By Jean Verlich: CNJ News Editor
Clovis Fire Chief Ray Westerman introduced his plan to retain experienced firefighters in a study session following Thursday’s City Commission meeting.
Westerman said the $272,000 plan that calls for revamping the pay and benefits scale for 74 of the department’s 78 positions doesn’t require additional funding.
“I achieved that by thinking out of the box,” he said.
In a steady tone, Westerman told commissioners the current pay rates are not able to retain personnel, which is creating a “daily struggle” in staffing five firehouses and three shifts.
“We can’t afford to have an inexperienced group of people,” he said.
Since January 2005, 42 employees have left, he said. The current staff includes 29 employees with less than three years experience, he said.
“Day to day it’s become more of a struggle to disperse that experience,” he said. “It’s walking out the door faster than what we can maintain.”
Westerman’s plan calls for leaving six positions unfilled in this year’s budget, and using the money saved on salaries and cost of benefits to upgrade the compensation plan. Five positions now sit vacant.
Westerman estimated the pay and benefits for each position at $48,000. Keeping six positions vacant would provide $288,000.

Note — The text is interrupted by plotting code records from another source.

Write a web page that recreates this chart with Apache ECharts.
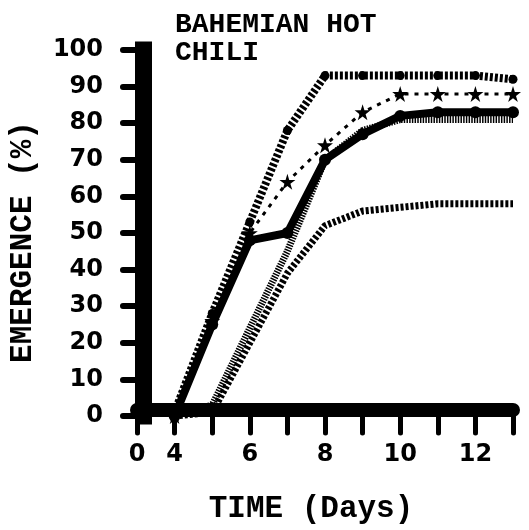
<!DOCTYPE html>
<html>
<head>
<meta charset="utf-8">
<script src="https://cdn.jsdelivr.net/npm/echarts@6/dist/echarts.min.js"></script>
<style>
html,body{margin:0;padding:0;background:#fff;}
#chart{width:529px;height:530px;}
</style>
</head>
<body>
<div id="chart"></div>
<script>
// ---- data ----
var days = [4, 5, 6, 7, 8, 9, 10, 11, 12, 13];
var seriesTop     = [1, 28, 53, 78, 93, 93, 93, 93, 93, 92];   // hatched, top plateau
var seriesStars   = [0, 26, 50, 64, 74, 83, 88, 88, 88, 88];   // star markers
var seriesCircles = [0, 25, 48, 50, 70, 77, 82, 83, 83, 83];   // circle markers
var seriesDense   = [0, 3, 24, 45, 70, 78, 81, 81, 81, 81];    // dense hatching
var seriesLow     = [0, 1, 20, 39, 52, 56, 57, 58, 58, 58];    // lower plateau
var xTickLabels = {0: '0', 4: '4', 6: '6', 8: '8', 10: '10', 12: '12'};
var yTicks = [0, 10, 20, 30, 40, 50, 60, 70, 80, 90, 100];

// broken axis: day 0 then day 4 one unit later
function pos(d) { return d === 0 ? 0 : d - 3; }
function dayOf(p) { return p === 0 ? 0 : p + 3; }
function pts(vals) { return days.map(function (d, i) { return [pos(d), vals[i]]; }); }

var star = 'path://M50,0 L61,35 L98,35 L68,57 L79,91 L50,70 L21,91 L32,57 L2,35 L39,35 Z';

var chart = echarts.init(document.getElementById('chart'));
chart.setOption({
  animation: false,
  backgroundColor: '#fff',
  title: {
    text: 'BAHEMIAN HOT\nCHILI',
    left: 170, top: 6,
    textStyle: {fontFamily: 'Liberation Mono', fontSize: 28, fontWeight: 'bold', color: '#000', lineHeight: 28}
  },
  grid: {left: 135, right: 16, top: 50, bottom: 107},
  xAxis: {
    type: 'value', min: 0, max: 10, interval: 1, offset: -6,
    name: 'TIME (Days)', nameLocation: 'middle', nameGap: 84,
    nameTextStyle: {fontFamily: 'Liberation Mono', fontWeight: 'bold', fontSize: 31, color: '#000', padding: [0, 28, 0, 0]},
    axisLine: {lineStyle: {color: '#000', width: 14}},
    axisTick: {length: 23, lineStyle: {color: '#000', width: 5, cap: 'round'}},
    axisLabel: {
      margin: 33, fontFamily: 'DejaVu Sans', fontWeight: 'bold', fontSize: 24, color: '#000',
      formatter: function (v) { var d = dayOf(v); return xTickLabels[d] || ''; }
    },
    splitLine: {show: false}
  },
  yAxis: {
    type: 'value', min: 0, max: 100, interval: 10, offset: -6,
    name: 'EMERGENCE (%)', nameLocation: 'middle', nameGap: 104, nameRotate: 90,
    nameTextStyle: {fontFamily: 'Liberation Mono', fontWeight: 'bold', fontSize: 31, color: '#000', padding: [0, 18, 0, 0]},
    axisLine: {show: true, lineStyle: {color: '#000', width: 17, cap: 'square'}},
    axisTick: {show: true, length: 20, lineStyle: {color: '#000', width: 6, cap: 'round'}},
    axisLabel: {margin: 40, fontFamily: 'DejaVu Sans', fontWeight: 'bold', fontSize: 24, color: '#000',
      formatter: function (v) { return yTicks.indexOf(v) >= 0 ? String(v) : ''; }},
    splitLine: {show: false}
  },
  series: [
    {type: 'line', data: pts(seriesLow), symbol: 'none',
      lineStyle: {color: '#000', width: 7, type: [3, 2]}},
    {type: 'line', data: pts(seriesDense), symbol: 'none',
      lineStyle: {color: '#000', width: 7, type: [1.5, 1.2]}},
    {type: 'line', data: pts(seriesCircles), symbol: 'circle', symbolSize: 12,
      itemStyle: {color: '#000'}, lineStyle: {color: '#000', width: 8}},
    {type: 'line', data: pts(seriesStars), symbol: star, symbolSize: 16,
      itemStyle: {color: '#000'}, lineStyle: {color: '#000', width: 3, type: [4, 6]}},
    {type: 'line', data: pts(seriesTop), symbol: 'circle', symbolSize: 9,
      itemStyle: {color: '#000'}, lineStyle: {color: '#000', width: 8, type: [3, 2]}}
  ]
});
</script>
</body>
</html>
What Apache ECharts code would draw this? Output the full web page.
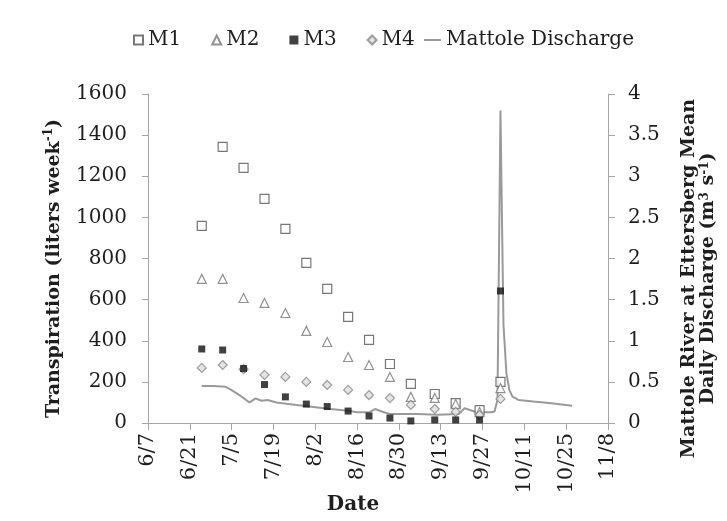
<!DOCTYPE html>
<html>
<head>
<meta charset="utf-8">
<script src="https://cdn.jsdelivr.net/npm/echarts@6/dist/echarts.min.js"></script>
<style>html,body{margin:0;padding:0;background:#fff;}#c{width:727px;height:521px;}</style>
</head>
<body>
<div id="c"></div>
<script>
// ---- data ----
const startDate = '6/7';
const endDate = '11/8';
const tickStepDays = 14;
const sampleDates = ['6/25','7/2','7/9','7/16','7/23','7/30','8/6','8/13','8/20','8/27','9/3','9/11','9/18','9/26','10/3'];
const m1 = [959, 1343, 1241, 1090, 944, 779, 652, 516, 404, 287, 190, 141, 97, 63, 200];
const m2 = [701, 701, 608, 584, 535, 448, 394, 321, 282, 224, 127, 122, 92, 53, 170];
const m3 = [360, 355, 265, 187, 127, 92, 80, 58, 34, 24, 10, 15, 15, 15, 642];
const m4 = [268, 282, 262, 234, 224, 200, 185, 161, 136, 121, 88, 68, 54, 39, 117];
const dischargeDates = ['6/25','6/29','7/3','7/5','7/8','7/11','7/13','7/15','7/17','7/20','7/24','7/31','8/7','8/13','8/16','8/20','8/22','8/25','8/27','9/5','9/12','9/19','9/21','9/25','9/30','10/1','10/2','10/3','10/4','10/5','10/6','10/7','10/9','10/14','10/20','10/25','10/27'];
const dischargeValues = [0.45,0.45,0.44,0.40,0.33,0.25,0.30,0.27,0.28,0.25,0.23,0.20,0.17,0.15,0.13,0.13,0.17,0.13,0.11,0.11,0.10,0.11,0.18,0.13,0.13,0.14,0.28,3.80,1.20,0.60,0.40,0.32,0.28,0.26,0.24,0.22,0.21];
const seriesNames = ['M1','M2','M3','M4','Mattole Discharge'];

// ---- helpers ----
const YEAR = 2009;
function toMs(md){const p=md.split('/');return Date.UTC(YEAR, +p[0]-1, +p[1]);}
const base = toMs(startDate);
function dayOf(md){return Math.round((toMs(md)-base)/86400000);}
function fmtDay(v){const d=new Date(base+v*86400000);return (d.getUTCMonth()+1)+'/'+d.getUTCDate();}
function pairs(dates, vals){return dates.map((d,i)=>[dayOf(d), vals[i]]);}

const FONT = 'DejaVu Serif';
const txt = {fontFamily: FONT, fontSize: 20, color: '#1e1e1e'};
const axisGray = '#a6a6a6';
const supStyle = {fontFamily: FONT, fontSize: 12, fontWeight: 'bold', color: '#1e1e1e', verticalAlign: 'top'};

const chart = echarts.init(document.getElementById('c'), null, {renderer:'canvas'});
chart.setOption({
  backgroundColor: '#fff',
  animation: false,
  legend: [{
    data: seriesNames.slice(0,4),
    left: 128, top: 25,
    itemWidth: 9, itemHeight: 9, itemGap: 30,
    textStyle: txt
  },{
    data: [{name: seriesNames[4], icon: 'rect'}],
    left: 419, top: 25,
    itemWidth: 17, itemHeight: 2,
    textStyle: txt
  }],
  grid: {left: 148, right: 119, top: 94, bottom: 98, containLabel: false, outerBoundsMode: 'none'},
  xAxis: {
    type: 'value',
    min: 0, max: dayOf(endDate), interval: tickStepDays,
    name: 'Date', nameLocation: 'middle', nameGap: 72, nameMoveOverlap: false,
    nameTextStyle: {fontFamily: FONT, fontSize: 20, fontWeight: 'bold', color: '#1e1e1e', padding: [0, 50, 0, 0]},
    axisLine: {lineStyle: {color: axisGray}},
    axisTick: {show: true, length: 7, lineStyle: {color: axisGray}},
    axisLabel: Object.assign({}, txt, {fontSize: 21, rotate: 90, margin: 10, formatter: v => fmtDay(v)}),
    splitLine: {show: false}
  },
  yAxis: [{
    type: 'value', min: 0, max: 1600, interval: 200,
    name: 'Transpiration (liters week{sup|-1})',
    nameLocation: 'middle', nameGap: 76, nameRotate: 90,
    nameTextStyle: {fontFamily: FONT, fontSize: 19, fontWeight: 'bold', color: '#1e1e1e', lineHeight: 22,
      padding: [0, 20, 0, 0],
      rich: {sup: supStyle}},
    axisLine: {show: true, lineStyle: {color: axisGray}},
    axisTick: {show: true, length: 6, lineStyle: {color: axisGray}},
    axisLabel: Object.assign({}, txt, {margin: 21, formatter: v => String(v)}),
    splitLine: {show: false}
  },{
    type: 'value', min: 0, max: 4, interval: 0.5, position: 'right',
    name: 'Mattole River at Ettersberg Mean\nDaily Discharge (m{sup|3} s{sup|-1})',
    nameLocation: 'middle', nameGap: 72, nameRotate: 90,
    nameTextStyle: {fontFamily: FONT, fontSize: 19, fontWeight: 'bold', color: '#1e1e1e', lineHeight: 19,
      padding: [0, 40, 0, 0],
      rich: {sup: Object.assign({}, supStyle, {lineHeight: 19})}},
    axisLine: {show: true, lineStyle: {color: axisGray}},
    axisTick: {show: true, length: 7, lineStyle: {color: axisGray}},
    axisLabel: Object.assign({}, txt, {margin: 20, formatter: v => String(v)}),
    splitLine: {show: false}
  }],
  series: [{
    name: seriesNames[4], type: 'line', yAxisIndex: 1,
    data: pairs(dischargeDates, dischargeValues),
    symbol: 'none', z: 1,
    lineStyle: {color: '#9a9a9a', width: 2},
    itemStyle: {color: '#9a9a9a'}
  },{
    name: seriesNames[0], type: 'scatter', data: pairs(sampleDates, m1),
    symbol: 'rect', symbolSize: 9, z: 3,
    itemStyle: {color: '#fff', borderColor: '#555', borderWidth: 1.2}
  },{
    name: seriesNames[1], type: 'scatter', data: pairs(sampleDates, m2),
    symbol: 'triangle', symbolSize: 9, z: 3,
    itemStyle: {color: '#fff', borderColor: '#777', borderWidth: 1.2}
  },{
    name: seriesNames[2], type: 'scatter', data: pairs(sampleDates, m3),
    symbol: 'rect', symbolSize: 7, z: 4,
    itemStyle: {color: '#111'}
  },{
    name: seriesNames[3], type: 'scatter', data: pairs(sampleDates, m4),
    symbol: 'diamond', symbolSize: 9, z: 3,
    itemStyle: {color: '#ddd', borderColor: '#888', borderWidth: 1.2}
  }]
});
</script>
</body>
</html>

“(If we) use the vacated positions to fund this plan, it will be implemented much, much faster,” he said.
Money from future pay raises would be used to repopulate the six positions, which he estimated would take three or four years.
Two and a half years ago, Westerman said he asked for and commissioners approved adding six positions to the department.
“(It) didn’t do me any good,” Westerman said.
“I don’t need six more new people,” he said. “We have hired these six people seven times.”
Westerman told commissioners he would show the specific details at the Aug. 16 meeting.
Commissioner Lunell Winton said she looked forward to hearing more. “It sounds like a very innovative plan,” she said.
Commissioner Len Vohs asked what the impact would be of not filling six vacant positions.
“I have got to stabilize what we’ve got (before growing),” Westerman said, noting he did not anticipate any reduction in services.
“You’ve got your commissioners engaged,” Commissioner and Mayor Pro Tem Randy Crowder said.
In other business at Thursday’s meeting, Clovis City Commissioners:
• Voted to withdraw the sale of property on North Prince Street and reject two bids. City Manager Joe Thomas said the Commission felt neither was responsive. The sale will be revisited in the future.
• Approved $433,200 in budget changes, including:
1. $55,000 to purchase police car cameras
2. $160,000 for a high-reach traffic signal maintenance truck
3. $2,800 for an aerial camera on the main radio tower adjacent to city hall for live weather feed to news media.
Commissioner and Mayor Pro Tem Randy Crowder defended the camera purchase as a way to promote the city, adding, “I still believe there is a TV station that will pay for the camera.”